# [Supplied records]
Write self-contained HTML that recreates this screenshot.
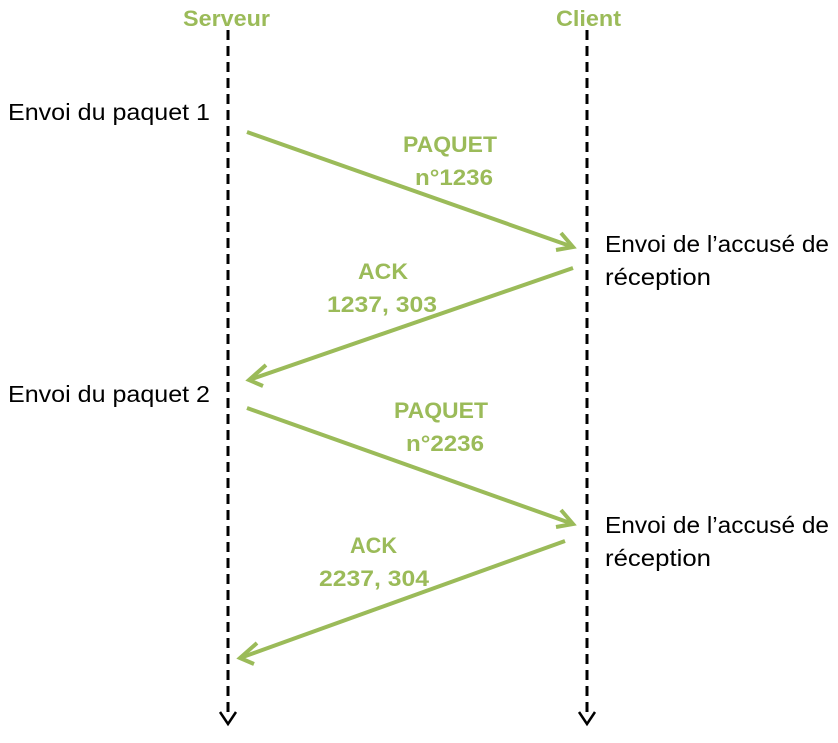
<!DOCTYPE html>
<html><head><meta charset="utf-8"><style>
html,body{margin:0;padding:0;background:#fff;}
svg text{font-family:"Liberation Sans",sans-serif;}
</style></head><body>
<svg width="838" height="738" viewBox="0 0 838 738" xmlns="http://www.w3.org/2000/svg">
<g stroke="#000" stroke-width="3" fill="none">
<line x1="228" y1="30" x2="228" y2="718" stroke-dasharray="10,6"/>
<line x1="587" y1="30" x2="587" y2="718" stroke-dasharray="10,6"/>
<polyline points="220,712 228,724 236,712" stroke-width="2.5"/>
<polyline points="579,712 587,724 595,712" stroke-width="2.5"/>
</g>
<g stroke="#9bbb59" stroke-width="4" fill="none" stroke-linecap="butt">
<line x1="247" y1="132" x2="573" y2="247"/>
<polyline points="561,233 573,247 556,250"/>
<line x1="573" y1="268" x2="249" y2="380"/>
<polyline points="266,365 249,380 263,386"/>
<line x1="247" y1="408" x2="573" y2="524"/>
<polyline points="561,510 573,524 556,527"/>
<line x1="565" y1="541" x2="240" y2="658"/>
<polyline points="257,643 240,658 254,664"/>
</g>
<g fill="#9bbb59" font-weight="bold" font-size="22" lengthAdjust="spacingAndGlyphs">
<text x="183" y="26" textLength="87" lengthAdjust="spacingAndGlyphs">Serveur</text>
<text x="556" y="26" textLength="65" lengthAdjust="spacingAndGlyphs">Client</text>
<text x="403" y="152" textLength="94" lengthAdjust="spacingAndGlyphs">PAQUET</text>
<text x="415" y="185" textLength="78" lengthAdjust="spacingAndGlyphs">n°1236</text>
<text x="358" y="279" textLength="50" lengthAdjust="spacingAndGlyphs">ACK</text>
<text x="327" y="312" textLength="110" lengthAdjust="spacingAndGlyphs">1237, 303</text>
<text x="394" y="418" textLength="94" lengthAdjust="spacingAndGlyphs">PAQUET</text>
<text x="406" y="451" textLength="78" lengthAdjust="spacingAndGlyphs">n°2236</text>
<text x="350" y="553" textLength="47" lengthAdjust="spacingAndGlyphs">ACK</text>
<text x="319" y="586" textLength="110" lengthAdjust="spacingAndGlyphs">2237, 304</text>
</g>
<g fill="#000" font-size="23">
<text x="8" y="120" textLength="202" lengthAdjust="spacingAndGlyphs">Envoi du paquet 1</text>
<text x="8" y="402" textLength="202" lengthAdjust="spacingAndGlyphs">Envoi du paquet 2</text>
<text x="605" y="252" textLength="224" lengthAdjust="spacingAndGlyphs">Envoi de l’accusé de</text>
<text x="605" y="285" textLength="106" lengthAdjust="spacingAndGlyphs">réception</text>
<text x="605" y="533" textLength="224" lengthAdjust="spacingAndGlyphs">Envoi de l’accusé de</text>
<text x="605" y="566" textLength="106" lengthAdjust="spacingAndGlyphs">réception</text>
</g>
</svg>
</body></html>
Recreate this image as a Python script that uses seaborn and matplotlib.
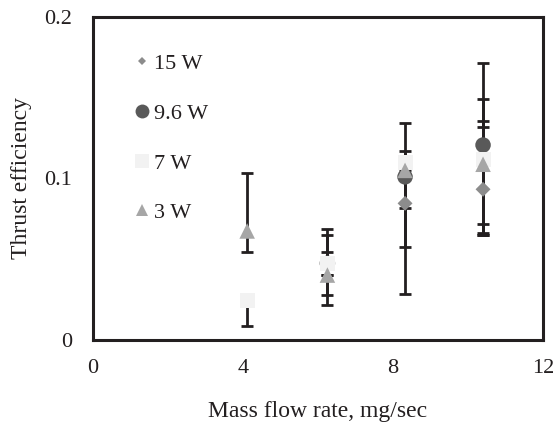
import matplotlib
matplotlib.use("Agg")
import matplotlib.pyplot as plt
from matplotlib.lines import Line2D
import numpy as np
import pandas as pd
import seaborn as sns

# Mass flow rate positions (mg/sec) for each power level
flow_15w = [6.25, 8.32, 10.40]
flow_96w = [6.25, 8.32, 10.40]
flow_7w = [4.11, 6.25, 8.32, 10.40]
flow_3w = [4.11, 6.25, 8.32, 10.40]

# Thrust efficiency values
eff_15w = [0.0475, 0.0846, 0.0933]
eff_96w = [0.0475, 0.101, 0.1207]
eff_7w = [0.0243, 0.0475, 0.110, 0.1115]
eff_3w = [0.0675, 0.0402, 0.105, 0.1088]

# Error bar extents (below, above)
err_lo_15w = [0.0196, 0.0561, 0.0283]
err_hi_15w = [0.0175, 0.0496, 0.0388]
err_lo_96w = [0.0258, 0.0432, 0.0491]
err_hi_96w = [0.0212, 0.0162, 0.0506]
err_lo_7w = [0.0154, 0.0, 0.0, 0.045]
err_hi_7w = [0.0, 0.0068, 0.0, 0.0377]
err_lo_3w = [0.0132, 0.0, 0.0235, 0.0438]
err_hi_3w = [0.0361, 0.0, 0.0, 0.027]

series_labels = ["15 W", "9.6 W", "7 W", "3 W"]
series_markers = ["D", "o", "s", "^"]
series_colors = ["#8c8c8c", "#595959", "#f2f2f2", "#a6a6a6"]
series_sizes = [58, 125, 117, 125]
legend_msizes = [4.5, 10.0, 9.5, 9.0]

flows = [flow_15w, flow_96w, flow_7w, flow_3w]
effs = [eff_15w, eff_96w, eff_7w, eff_3w]
err_lo = [err_lo_15w, err_lo_96w, err_lo_7w, err_lo_3w]
err_hi = [err_hi_15w, err_hi_96w, err_hi_7w, err_hi_3w]

df = pd.concat(
    [pd.DataFrame({"flow": f, "eff": e, "lo": lo, "hi": hi, "power": lab})
     for f, e, lo, hi, lab in zip(flows, effs, err_lo, err_hi, series_labels)],
    ignore_index=True,
)

sns.set_theme(style="white")
plt.rcParams["font.family"] = ["Liberation Serif", "DejaVu Serif"]
plt.rcParams["font.size"] = 16

fig = plt.figure(figsize=(5.58, 4.28), dpi=100)
ax = fig.add_axes([0.1667, 0.2056, 0.8065, 0.7548])

# error bars underneath the markers
for lab in series_labels:
    sub = df[df["power"] == lab]
    ax.errorbar(sub["flow"], sub["eff"], yerr=[sub["lo"], sub["hi"]],
                fmt="none", ecolor="#231f20", elinewidth=2.0,
                capsize=4.6, capthick=2.0, zorder=2)

sns.scatterplot(data=df, x="flow", y="eff", hue="power", style="power",
                hue_order=series_labels, style_order=series_labels,
                palette=dict(zip(series_labels, series_colors)),
                markers=dict(zip(series_labels, series_markers)),
                size="power", sizes=dict(zip(series_labels, series_sizes)),
                size_order=series_labels,
                linewidth=0, legend=False, ax=ax, zorder=3)

ax.set_xlim(0, 12)
ax.set_ylim(0, 0.2)
ax.set_xticks([0, 4, 8, 12])
ax.set_yticks([0, 0.1, 0.2])
ax.set_xticklabels(["0", "4", "8", "12"])
ax.set_yticklabels(["0", "0.1", "0.2"])
ax.tick_params(axis="both", direction="in", length=5, width=2,
               color="#231f20", labelsize=16, labelcolor="#231f20")
ax.tick_params(axis="x", pad=14)
ax.tick_params(axis="y", pad=15)
for sp in ax.spines.values():
    sp.set_color("#231f20")
    sp.set_linewidth(2.2)

ax.set_xlabel("Mass flow rate, mg/sec", fontsize=17, color="#231f20", labelpad=16)
ax.set_ylabel("Thrust efficiency", fontsize=17, color="#231f20", labelpad=9)

handles = [Line2D([], [], linestyle="none", marker=m, markersize=ms,
                  markerfacecolor=c, markeredgewidth=0)
           for m, c, ms in zip(series_markers, series_colors, legend_msizes)]
ax.legend(handles, series_labels, loc="upper left", bbox_to_anchor=(0.072, 0.914),
          frameon=False, fontsize=16, labelspacing=1.31, handlelength=0.7,
          handletextpad=0.2, borderaxespad=0.0, labelcolor="#231f20")

fig.savefig("out.png", dpi=100)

# [Exercise directions]
Write out the records above exactly as they stand, leaving out every picture.

# [Solution to the problem]
Write self-contained HTML that recreates this screenshot.
<!DOCTYPE html>
<html><head><meta charset="utf-8"><style>
html,body{margin:0;padding:0;background:#fff;}
svg text{font-family:"Liberation Sans",sans-serif;}
</style></head><body>
<svg width="838" height="738" viewBox="0 0 838 738" xmlns="http://www.w3.org/2000/svg">
<g stroke="#000" stroke-width="3" fill="none">
<line x1="228" y1="30" x2="228" y2="718" stroke-dasharray="10,6"/>
<line x1="587" y1="30" x2="587" y2="718" stroke-dasharray="10,6"/>
<polyline points="220,712 228,724 236,712" stroke-width="2.5"/>
<polyline points="579,712 587,724 595,712" stroke-width="2.5"/>
</g>
<g stroke="#9bbb59" stroke-width="4" fill="none" stroke-linecap="butt">
<line x1="247" y1="132" x2="573" y2="247"/>
<polyline points="561,233 573,247 556,250"/>
<line x1="573" y1="268" x2="249" y2="380"/>
<polyline points="266,365 249,380 263,386"/>
<line x1="247" y1="408" x2="573" y2="524"/>
<polyline points="561,510 573,524 556,527"/>
<line x1="565" y1="541" x2="240" y2="658"/>
<polyline points="257,643 240,658 254,664"/>
</g>
<g fill="#9bbb59" font-weight="bold" font-size="22" lengthAdjust="spacingAndGlyphs">
<text x="183" y="26" textLength="87" lengthAdjust="spacingAndGlyphs">Serveur</text>
<text x="556" y="26" textLength="65" lengthAdjust="spacingAndGlyphs">Client</text>
<text x="403" y="152" textLength="94" lengthAdjust="spacingAndGlyphs">PAQUET</text>
<text x="415" y="185" textLength="78" lengthAdjust="spacingAndGlyphs">n°1236</text>
<text x="358" y="279" textLength="50" lengthAdjust="spacingAndGlyphs">ACK</text>
<text x="327" y="312" textLength="110" lengthAdjust="spacingAndGlyphs">1237, 303</text>
<text x="394" y="418" textLength="94" lengthAdjust="spacingAndGlyphs">PAQUET</text>
<text x="406" y="451" textLength="78" lengthAdjust="spacingAndGlyphs">n°2236</text>
<text x="350" y="553" textLength="47" lengthAdjust="spacingAndGlyphs">ACK</text>
<text x="319" y="586" textLength="110" lengthAdjust="spacingAndGlyphs">2237, 304</text>
</g>
<g fill="#000" font-size="23">
<text x="8" y="120" textLength="202" lengthAdjust="spacingAndGlyphs">Envoi du paquet 1</text>
<text x="8" y="402" textLength="202" lengthAdjust="spacingAndGlyphs">Envoi du paquet 2</text>
<text x="605" y="252" textLength="224" lengthAdjust="spacingAndGlyphs">Envoi de l’accusé de</text>
<text x="605" y="285" textLength="106" lengthAdjust="spacingAndGlyphs">réception</text>
<text x="605" y="533" textLength="224" lengthAdjust="spacingAndGlyphs">Envoi de l’accusé de</text>
<text x="605" y="566" textLength="106" lengthAdjust="spacingAndGlyphs">réception</text>
</g>
</svg>
</body></html>
Recreate this image as a Python script that uses seaborn and matplotlib.
import matplotlib
matplotlib.use("Agg")
import matplotlib.pyplot as plt
from matplotlib.lines import Line2D
import numpy as np
import pandas as pd
import seaborn as sns

# Mass flow rate positions (mg/sec) for each power level
flow_15w = [6.25, 8.32, 10.40]
flow_96w = [6.25, 8.32, 10.40]
flow_7w = [4.11, 6.25, 8.32, 10.40]
flow_3w = [4.11, 6.25, 8.32, 10.40]

# Thrust efficiency values
eff_15w = [0.0475, 0.0846, 0.0933]
eff_96w = [0.0475, 0.101, 0.1207]
eff_7w = [0.0243, 0.0475, 0.110, 0.1115]
eff_3w = [0.0675, 0.0402, 0.105, 0.1088]

# Error bar extents (below, above)
err_lo_15w = [0.0196, 0.0561, 0.0283]
err_hi_15w = [0.0175, 0.0496, 0.0388]
err_lo_96w = [0.0258, 0.0432, 0.0491]
err_hi_96w = [0.0212, 0.0162, 0.0506]
err_lo_7w = [0.0154, 0.0, 0.0, 0.045]
err_hi_7w = [0.0, 0.0068, 0.0, 0.0377]
err_lo_3w = [0.0132, 0.0, 0.0235, 0.0438]
err_hi_3w = [0.0361, 0.0, 0.0, 0.027]

series_labels = ["15 W", "9.6 W", "7 W", "3 W"]
series_markers = ["D", "o", "s", "^"]
series_colors = ["#8c8c8c", "#595959", "#f2f2f2", "#a6a6a6"]
series_sizes = [58, 125, 117, 125]
legend_msizes = [4.5, 10.0, 9.5, 9.0]

flows = [flow_15w, flow_96w, flow_7w, flow_3w]
effs = [eff_15w, eff_96w, eff_7w, eff_3w]
err_lo = [err_lo_15w, err_lo_96w, err_lo_7w, err_lo_3w]
err_hi = [err_hi_15w, err_hi_96w, err_hi_7w, err_hi_3w]

df = pd.concat(
    [pd.DataFrame({"flow": f, "eff": e, "lo": lo, "hi": hi, "power": lab})
     for f, e, lo, hi, lab in zip(flows, effs, err_lo, err_hi, series_labels)],
    ignore_index=True,
)

sns.set_theme(style="white")
plt.rcParams["font.family"] = ["Liberation Serif", "DejaVu Serif"]
plt.rcParams["font.size"] = 16

fig = plt.figure(figsize=(5.58, 4.28), dpi=100)
ax = fig.add_axes([0.1667, 0.2056, 0.8065, 0.7548])

# error bars underneath the markers
for lab in series_labels:
    sub = df[df["power"] == lab]
    ax.errorbar(sub["flow"], sub["eff"], yerr=[sub["lo"], sub["hi"]],
                fmt="none", ecolor="#231f20", elinewidth=2.0,
                capsize=4.6, capthick=2.0, zorder=2)

sns.scatterplot(data=df, x="flow", y="eff", hue="power", style="power",
                hue_order=series_labels, style_order=series_labels,
                palette=dict(zip(series_labels, series_colors)),
                markers=dict(zip(series_labels, series_markers)),
                size="power", sizes=dict(zip(series_labels, series_sizes)),
                size_order=series_labels,
                linewidth=0, legend=False, ax=ax, zorder=3)

ax.set_xlim(0, 12)
ax.set_ylim(0, 0.2)
ax.set_xticks([0, 4, 8, 12])
ax.set_yticks([0, 0.1, 0.2])
ax.set_xticklabels(["0", "4", "8", "12"])
ax.set_yticklabels(["0", "0.1", "0.2"])
ax.tick_params(axis="both", direction="in", length=5, width=2,
               color="#231f20", labelsize=16, labelcolor="#231f20")
ax.tick_params(axis="x", pad=14)
ax.tick_params(axis="y", pad=15)
for sp in ax.spines.values():
    sp.set_color("#231f20")
    sp.set_linewidth(2.2)

ax.set_xlabel("Mass flow rate, mg/sec", fontsize=17, color="#231f20", labelpad=16)
ax.set_ylabel("Thrust efficiency", fontsize=17, color="#231f20", labelpad=9)

handles = [Line2D([], [], linestyle="none", marker=m, markersize=ms,
                  markerfacecolor=c, markeredgewidth=0)
           for m, c, ms in zip(series_markers, series_colors, legend_msizes)]
ax.legend(handles, series_labels, loc="upper left", bbox_to_anchor=(0.072, 0.914),
          frameon=False, fontsize=16, labelspacing=1.31, handlelength=0.7,
          handletextpad=0.2, borderaxespad=0.0, labelcolor="#231f20")

fig.savefig("out.png", dpi=100)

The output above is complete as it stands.